Smith v. Board of County Commissioners

81 Kan. 91 | Kan. | 1909

*92The opinion of the court was delivered by

Johnston, C. J.:

The question for decision in this case is whether James A. Smith, the sheriff of Atchison county, is entitled to recover compensation for official services under chapter 250 of the Laws of 1903 or according to the provisions of chapter 227 of the Laws of 1905. The sheriff presented a claim for boarding prisoners during the years 1905 and 1906 an<d his account was allowed at the rate of forty cents per day for each prisoner. He was also allowed fees and actual expenses for taking prisoners to penal institutions and patients to charitable institutions; but these allowances were for the maximum compensation provided for by the act of 1903. On the theory that he was entitled to, compensation under the act of 1905 he presented to the board of county commissioners a bill asking ten cents per day for each person boarded in addition to the allowance already made, amounting to $702.60, and his claim also included $109.50 more than had been previously allowed for conveying prisoners and patients to the prisons and hospitals, as well as an extra fee of $2 for drawing a jury. The claims were disallowed by the board, but in an action brought in the district court judgment awarding him the amount claimed was rendered.

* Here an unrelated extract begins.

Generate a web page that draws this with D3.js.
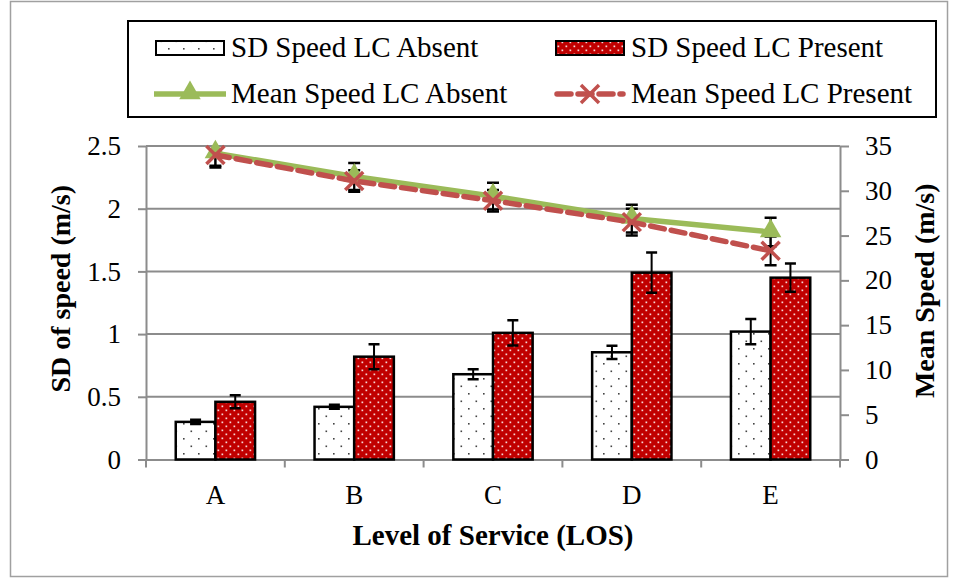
<!DOCTYPE html>
<html>
<head>
<meta charset="utf-8">
<script src="https://cdn.jsdelivr.net/npm/d3@7"></script>
<style>
  html, body { margin: 0; padding: 0; background: #fff; }
  svg { display: block; }
  text { font-family: "Liberation Serif", "Times New Roman", serif; fill: #000; }
</style>
</head>
<body>
<svg id="chart" width="958" height="579"></svg>
<script>
// Level of service categories
const categories = ["A", "B", "C", "D", "E"];

// Standard deviation of speed (m/s), left axis
const sdAbsent = [0.30, 0.42, 0.68, 0.855, 1.02];
const sdAbsentErr = [0.017, 0.016, 0.04, 0.053, 0.10];
const sdPresent = [0.46, 0.82, 1.01, 1.49, 1.45];
const sdPresentErr = [0.052, 0.10, 0.10, 0.16, 0.113];

// Mean speed (m/s), right axis
const meanAbsent = [34.2, 31.6, 29.4, 26.9, 25.4];
const meanAbsentErr = [1.4, 1.5, 1.5, 1.55, 1.6];
const meanPresent = [34.0, 31.1, 28.9, 26.5, 23.3];
const meanPresentErr = [1.4, 1.2, 1.2, 1.5, 1.6];

// Tick labels
const leftTicks = [0, 0.5, 1, 1.5, 2, 2.5];
const rightTicks = [0, 5, 10, 15, 20, 25, 30, 35];

const GREEN = "#9BBB59";
const RED = "#C0504D";
const BAR_RED = "#C00000";
const GRID = "#8C8C8C";

const svg = d3.select("#chart");
const defs = svg.append("defs");

// Sparse dot fill for the "LC Absent" bars
const pA = defs.append("pattern").attr("id", "dotsAbsent")
  .attr("patternUnits", "userSpaceOnUse").attr("width", 15).attr("height", 15);
pA.append("rect").attr("width", 15).attr("height", 15).attr("fill", "#fff");
pA.append("rect").attr("x", 3).attr("y", 3).attr("width", 1.6).attr("height", 1.6).attr("fill", "#444");
pA.append("rect").attr("x", 10.5).attr("y", 10.5).attr("width", 1.6).attr("height", 1.6).attr("fill", "#444");

// Dense white dots on red for the "LC Present" bars
const pP = defs.append("pattern").attr("id", "dotsPresent")
  .attr("patternUnits", "userSpaceOnUse").attr("width", 8).attr("height", 8);
pP.append("rect").attr("width", 8).attr("height", 8).attr("fill", BAR_RED);
pP.append("rect").attr("x", 1.5).attr("y", 1.5).attr("width", 1.7).attr("height", 1.7).attr("fill", "#f6d6d6");
pP.append("rect").attr("x", 5.5).attr("y", 5.5).attr("width", 1.7).attr("height", 1.7).attr("fill", "#f6d6d6");

// Outer chart frame
svg.append("rect").attr("x", 10.5).attr("y", 1.5).attr("width", 937).attr("height", 575)
  .attr("fill", "none").attr("stroke", "#a0a0a0").attr("stroke-width", 1.5);

const plot = { left: 146, right: 840, top: 146, bottom: 459.5 };

// Error bars are clipped to the plot area
defs.append("clipPath").attr("id", "plotClip").append("rect")
  .attr("x", plot.left - 20).attr("y", plot.top).attr("width", plot.right - plot.left + 40)
  .attr("height", plot.bottom - plot.top);

const x = d3.scaleBand().domain(categories).range([plot.left, plot.right]).padding(0);
const xs = d3.scaleBand().domain(["absent", "present"]).range([0, x.bandwidth()])
  .paddingInner(0).paddingOuter(0.75);
const yL = d3.scaleLinear().domain([0, 2.5]).range([plot.bottom, plot.top]);
const yR = d3.scaleLinear().domain([0, 35]).range([plot.bottom, plot.top]);

// Horizontal gridlines
svg.append("g").selectAll("line").data(leftTicks.slice(1)).join("line")
  .attr("x1", plot.left).attr("x2", plot.right)
  .attr("y1", d => yL(d)).attr("y2", d => yL(d))
  .attr("stroke", GRID).attr("stroke-width", 2);

// Axes
function styleAxis(g) {
  g.selectAll("path.domain").attr("stroke", GRID).attr("stroke-width", 2);
  g.selectAll(".tick line").attr("stroke", GRID).attr("stroke-width", 2);
  g.selectAll(".tick text").attr("font-family", "Liberation Serif").attr("font-size", 27).attr("fill", "#000");
}

const axL = svg.append("g").attr("transform", `translate(${plot.left},0)`)
  .call(d3.axisLeft(yL).tickValues(leftTicks).tickSize(8).tickSizeOuter(0).tickPadding(17)
    .tickFormat(d3.format("~g")));
styleAxis(axL);

const axR = svg.append("g").attr("transform", `translate(${plot.right},0)`)
  .call(d3.axisRight(yR).tickValues(rightTicks).tickSize(9).tickSizeOuter(0).tickPadding(16));
styleAxis(axR);

const axB = svg.append("g").attr("transform", `translate(0,${plot.bottom})`)
  .call(d3.axisBottom(x).tickSize(0).tickSizeOuter(0).tickPadding(25));
styleAxis(axB);
// Category boundary ticks
axB.selectAll("line.bound").data(categories.map(c => x(c)).concat([plot.right])).join("line")
  .attr("class", "bound")
  .attr("x1", d => d).attr("x2", d => d).attr("y1", 0).attr("y2", 8)
  .attr("stroke", GRID).attr("stroke-width", 2);

// Bars
const barGroups = [
  { key: "absent", vals: sdAbsent, err: sdAbsentErr, fill: "url(#dotsAbsent)" },
  { key: "present", vals: sdPresent, err: sdPresentErr, fill: "url(#dotsPresent)" }
];
barGroups.forEach(s => {
  svg.append("g").selectAll("rect").data(categories).join("rect")
    .attr("x", c => x(c) + xs(s.key))
    .attr("width", xs.bandwidth())
    .attr("y", (c, i) => yL(s.vals[i]))
    .attr("height", (c, i) => plot.bottom - yL(s.vals[i]))
    .attr("fill", s.fill).attr("stroke", "#000").attr("stroke-width", 2.5);
});

function errorBars(g, cx, cyLow, cyHigh, capW) {
  g.append("line").attr("x1", cx).attr("x2", cx).attr("y1", cyLow).attr("y2", cyHigh)
    .attr("stroke", "#000").attr("stroke-width", 2);
  [cyLow, cyHigh].forEach(yy => g.append("line")
    .attr("x1", cx - capW / 2).attr("x2", cx + capW / 2).attr("y1", yy).attr("y2", yy)
    .attr("stroke", "#000").attr("stroke-width", 2.5));
}

const errG = svg.append("g").attr("clip-path", "url(#plotClip)");
barGroups.forEach(s => {
  categories.forEach((c, i) => {
    const cx = x(c) + xs(s.key) + xs.bandwidth() / 2;
    errorBars(errG, cx, yL(s.vals[i] - s.err[i]), yL(s.vals[i] + s.err[i]), 11);
  });
});

// Mean speed lines
const cx = c => x(c) + x.bandwidth() / 2;
const line = d3.line().x(d => cx(d.c)).y(d => yR(d.v));
const absentPts = categories.map((c, i) => ({ c, v: meanAbsent[i] }));
const presentPts = categories.map((c, i) => ({ c, v: meanPresent[i] }));

const lineErr = svg.append("g").attr("clip-path", "url(#plotClip)");
categories.forEach((c, i) => {
  errorBars(lineErr, cx(c), yR(meanAbsent[i] - meanAbsentErr[i]), yR(meanAbsent[i] + meanAbsentErr[i]), 12);
  errorBars(lineErr, cx(c), yR(meanPresent[i] - meanPresentErr[i]), yR(meanPresent[i] + meanPresentErr[i]), 12);
});

svg.append("path").datum(absentPts).attr("d", line)
  .attr("fill", "none").attr("stroke", GREEN).attr("stroke-width", 5.5);
const triangle = d3.symbol().type(d3.symbolTriangle).size(200);
svg.append("g").selectAll("path").data(absentPts).join("path")
  .attr("d", triangle)
  .attr("transform", d => `translate(${cx(d.c)},${yR(d.v) - 1})`)
  .attr("fill", GREEN);

svg.append("path").datum(presentPts).attr("d", line)
  .attr("fill", "none").attr("stroke", RED).attr("stroke-width", 5.5)
  .attr("stroke-dasharray", "14 7").attr("stroke-linecap", "round");

function drawX(g, px, py, r) {
  g.append("path").attr("d", `M${px - r},${py - r}L${px + r},${py + r}M${px - r},${py + r}L${px + r},${py - r}`)
    .attr("stroke", RED).attr("stroke-width", 3.5).attr("fill", "none");
}
const xMarks = svg.append("g");
presentPts.forEach(d => drawX(xMarks, cx(d.c), yR(d.v), 9));

// Axis titles
svg.append("text").attr("transform", `translate(70,${(plot.top + plot.bottom) / 2 - 14}) rotate(-90)`)
  .attr("text-anchor", "middle").attr("font-size", 28).attr("font-weight", "bold")
  .text("SD of speed (m/s)");
svg.append("text").attr("transform", `translate(934,${(plot.top + plot.bottom) / 2 - 12}) rotate(-90)`)
  .attr("text-anchor", "middle").attr("font-size", 28).attr("font-weight", "bold")
  .text("Mean Speed (m/s)");
svg.append("text").attr("x", (plot.left + plot.right) / 2).attr("y", 545)
  .attr("text-anchor", "middle").attr("font-size", 29).attr("font-weight", "bold")
  .text("Level of Service (LOS)");

// Legend
const lg = svg.append("g");
lg.append("rect").attr("x", 128).attr("y", 21).attr("width", 808).attr("height", 96)
  .attr("fill", "#fff").attr("stroke", "#000").attr("stroke-width", 2);

const legendItems = [
  { label: "SD Speed LC Absent", kind: "barA", x: 156, y: 48 },
  { label: "SD Speed LC Present", kind: "barP", x: 556, y: 48 },
  { label: "Mean Speed LC Absent", kind: "lineA", x: 156, y: 94 },
  { label: "Mean Speed LC Present", kind: "lineP", x: 556, y: 94 }
];
legendItems.forEach(it => {
  if (it.kind === "barA" || it.kind === "barP") {
    lg.append("rect").attr("x", it.x).attr("y", it.y - 7).attr("width", 68).attr("height", 14)
      .attr("fill", it.kind === "barA" ? "url(#dotsAbsent)" : "url(#dotsPresent)")
      .attr("stroke", "#000").attr("stroke-width", 2);
  } else if (it.kind === "lineA") {
    lg.append("line").attr("x1", it.x - 2).attr("x2", it.x + 70).attr("y1", it.y).attr("y2", it.y)
      .attr("stroke", GREEN).attr("stroke-width", 5.5);
    lg.append("path").attr("d", triangle).attr("transform", `translate(${it.x + 34},${it.y - 1})`)
      .attr("fill", GREEN);
  } else {
    lg.append("line").attr("x1", it.x + 1).attr("x2", it.x + 67).attr("y1", it.y).attr("y2", it.y)
      .attr("stroke", RED).attr("stroke-width", 5.5)
      .attr("stroke-dasharray", "14 7").attr("stroke-linecap", "round");
    drawX(lg, it.x + 34, it.y, 9);
  }
  lg.append("text").attr("x", it.x + 75).attr("y", it.y + 9)
    .attr("font-size", 29).text(it.label);
});
</script>
</body>
</html>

Chapter 250 of the Laws of 1903 is a special act fixing the compensation of the sheriff and several other officers of Atchison county. It provides that the sheriff may charge as full compensation for his services certain fees prescribed in another act, and then proceeds to provide that he may retain fees up to the amount of $2500 per annum and that if in any year the total amount of the fees collected' in the county, exclusive of the amount allowed for carrying persons to penal and charitable institutions, shall be more than $2500 he shall be required to pay one-third of such excess into the county treasury, but in case the amount of the fees *93collected is less than the sheriff is permitted to retain the commissioners are authorized to make good the deficiency by an allowance, and the uncollected fees when paid are to go into the county treasury. This act is' more liberal in its provisions for the sheriff than was the general law in existence when the former was enacted. It fixed the compensation of the sheriff of Atchison county, at least until the passage of the act of 1905, and is still the controlling law unless it has been superseded or restricted by the act of 1905. If the special act governs the sheriff has received full compensation. The special act was passed prior to the recent amendment of the constitution in relation to the enactment of special laws, but in fact no claim is made that the act violates any provision of the constitution.

It is contended, however, that the act of 1905 supplants the special act in respect to the boarding and lodging of prisoners. It is general in character and provides, among other things, that in counties where sheriff’s fees are regulated by a general law the sheriff shall receive an additional allowance of ten cents per day for boarding and lodging prisoners, but it also provides that the additional fees shall not be paid in any county until the board of county commissioners shall make an order in writing to that effect and shall enter the same on their journal. There are two patent reasons why the sheriff of Atchison county may not receive the additional allowance which he claims by virtue of this act. The first one is that his fees and compensation are not regulated by a general law, but are expressly provided for in the special act of 1903. For that reason alone the sheriff may not avail himself of the provisions of the later act. Another reason which bars any claim of his for the additional compensation is that the commissioners have not made the written order bringing the county within the scope of the act. It is argued that this provision is an invalid delegation of legislative power. The act is in itself complete, but its *94operation depends upon the will and action of the board of county commissioners. Laws the operation of which depend upon such a contingency have been frequently sustained. (Noffzigger v. McAllister, 12 Kan. 315; Keyes v. Snyder, 15 Kan. 143; L. L. & G. Rld. Co. v. Comm’rs of Douglas Co., 18 Kan. 169; Phoenix Ins. Co. v. Welch, Supt., 29 Kan. 672; The State, ex rel., v. Hunter, 38 Kan. 578.) Aside from this consideration, the constitution provides that the legislature may confer upon tribunals transacting the county business such powers of local legislation and administration as it may deem expedient. Under this provision power of the kind in question can be given to the board of county commissioners. (Noffzigger v. McAllister, supra; Comm’rs of Harper Co. v. The State, ex rel., 47 Kan. 283.) The sheriff, having received all of the fees to which he is entitled as measured by the controlling statutes, can not recover the additional amounts claimed.

The judgment of the district court is therefore reversed and the cause remanded, with directions to enter judgment in favor of the appellant.